▸ Information supplied:
## start

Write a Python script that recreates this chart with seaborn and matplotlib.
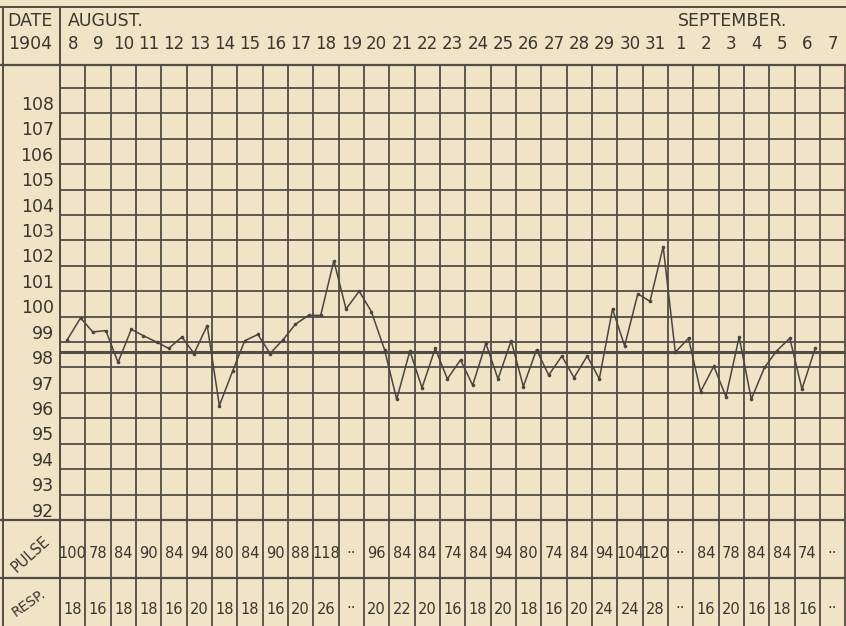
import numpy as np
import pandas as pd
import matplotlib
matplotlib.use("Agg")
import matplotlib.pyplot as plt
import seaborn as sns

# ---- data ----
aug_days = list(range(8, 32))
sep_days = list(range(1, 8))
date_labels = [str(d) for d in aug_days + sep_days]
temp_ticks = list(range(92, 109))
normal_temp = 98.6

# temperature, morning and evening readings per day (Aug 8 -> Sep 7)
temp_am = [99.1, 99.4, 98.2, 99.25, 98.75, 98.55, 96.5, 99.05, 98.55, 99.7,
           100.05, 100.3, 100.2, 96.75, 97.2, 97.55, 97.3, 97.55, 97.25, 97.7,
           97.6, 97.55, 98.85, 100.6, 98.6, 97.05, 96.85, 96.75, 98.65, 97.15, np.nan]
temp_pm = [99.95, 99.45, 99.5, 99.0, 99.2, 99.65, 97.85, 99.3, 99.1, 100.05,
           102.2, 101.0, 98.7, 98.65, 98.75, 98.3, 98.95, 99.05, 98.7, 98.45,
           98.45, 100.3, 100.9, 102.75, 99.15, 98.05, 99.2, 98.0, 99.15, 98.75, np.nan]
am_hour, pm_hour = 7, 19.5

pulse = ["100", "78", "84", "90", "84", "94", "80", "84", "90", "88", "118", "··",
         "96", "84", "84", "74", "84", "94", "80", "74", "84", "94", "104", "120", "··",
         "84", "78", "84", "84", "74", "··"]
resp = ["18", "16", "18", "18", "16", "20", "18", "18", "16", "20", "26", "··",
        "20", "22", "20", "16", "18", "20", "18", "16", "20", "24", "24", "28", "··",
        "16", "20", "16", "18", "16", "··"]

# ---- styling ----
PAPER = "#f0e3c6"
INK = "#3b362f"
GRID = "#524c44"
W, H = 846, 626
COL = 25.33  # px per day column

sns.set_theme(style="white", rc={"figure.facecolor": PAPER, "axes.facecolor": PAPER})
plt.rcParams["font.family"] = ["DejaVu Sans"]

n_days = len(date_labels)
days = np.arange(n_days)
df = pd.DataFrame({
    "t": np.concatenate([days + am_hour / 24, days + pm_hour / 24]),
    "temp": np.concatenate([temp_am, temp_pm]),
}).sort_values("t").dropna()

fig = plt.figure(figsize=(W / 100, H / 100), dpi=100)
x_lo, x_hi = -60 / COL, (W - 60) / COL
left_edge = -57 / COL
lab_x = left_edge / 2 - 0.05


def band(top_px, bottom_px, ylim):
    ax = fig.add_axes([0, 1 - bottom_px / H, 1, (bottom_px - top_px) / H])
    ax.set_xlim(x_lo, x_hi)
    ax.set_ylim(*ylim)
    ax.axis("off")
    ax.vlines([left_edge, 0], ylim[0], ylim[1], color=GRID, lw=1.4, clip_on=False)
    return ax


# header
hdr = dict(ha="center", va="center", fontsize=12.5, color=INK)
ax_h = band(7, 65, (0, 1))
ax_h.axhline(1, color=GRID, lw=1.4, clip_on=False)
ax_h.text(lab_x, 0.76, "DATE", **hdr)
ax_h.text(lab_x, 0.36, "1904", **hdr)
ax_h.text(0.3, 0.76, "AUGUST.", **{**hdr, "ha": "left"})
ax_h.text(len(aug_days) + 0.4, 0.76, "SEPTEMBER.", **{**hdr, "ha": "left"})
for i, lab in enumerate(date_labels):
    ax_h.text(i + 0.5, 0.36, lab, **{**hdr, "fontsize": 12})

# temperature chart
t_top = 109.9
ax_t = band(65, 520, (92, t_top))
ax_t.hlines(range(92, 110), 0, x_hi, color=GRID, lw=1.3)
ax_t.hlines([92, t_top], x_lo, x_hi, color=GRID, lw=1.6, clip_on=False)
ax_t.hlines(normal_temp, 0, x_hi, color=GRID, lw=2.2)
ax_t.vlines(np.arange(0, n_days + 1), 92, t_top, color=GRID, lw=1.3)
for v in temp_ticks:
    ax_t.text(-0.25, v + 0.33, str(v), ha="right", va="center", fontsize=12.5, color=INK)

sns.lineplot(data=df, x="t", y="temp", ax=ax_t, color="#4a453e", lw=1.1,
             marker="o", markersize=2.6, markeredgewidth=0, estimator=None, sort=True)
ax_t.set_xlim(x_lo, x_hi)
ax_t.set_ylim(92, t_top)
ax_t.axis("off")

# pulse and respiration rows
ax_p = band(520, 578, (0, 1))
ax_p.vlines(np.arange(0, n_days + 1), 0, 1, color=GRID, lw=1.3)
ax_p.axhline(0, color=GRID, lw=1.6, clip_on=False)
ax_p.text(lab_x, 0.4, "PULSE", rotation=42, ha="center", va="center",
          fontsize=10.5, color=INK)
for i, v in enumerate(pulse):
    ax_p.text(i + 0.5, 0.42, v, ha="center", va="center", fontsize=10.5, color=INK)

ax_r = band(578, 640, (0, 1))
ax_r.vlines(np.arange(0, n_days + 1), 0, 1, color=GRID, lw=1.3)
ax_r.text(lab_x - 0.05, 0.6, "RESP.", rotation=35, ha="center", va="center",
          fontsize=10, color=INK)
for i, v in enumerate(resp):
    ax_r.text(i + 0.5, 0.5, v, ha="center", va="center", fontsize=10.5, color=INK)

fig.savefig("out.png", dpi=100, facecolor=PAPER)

## end

Identify the lines of the data that contain the word "matplotlib". Copy each of them.

Write a Python script that recreates this chart with seaborn and matplotlib.
import matplotlib
matplotlib.use("Agg")
import matplotlib.pyplot as plt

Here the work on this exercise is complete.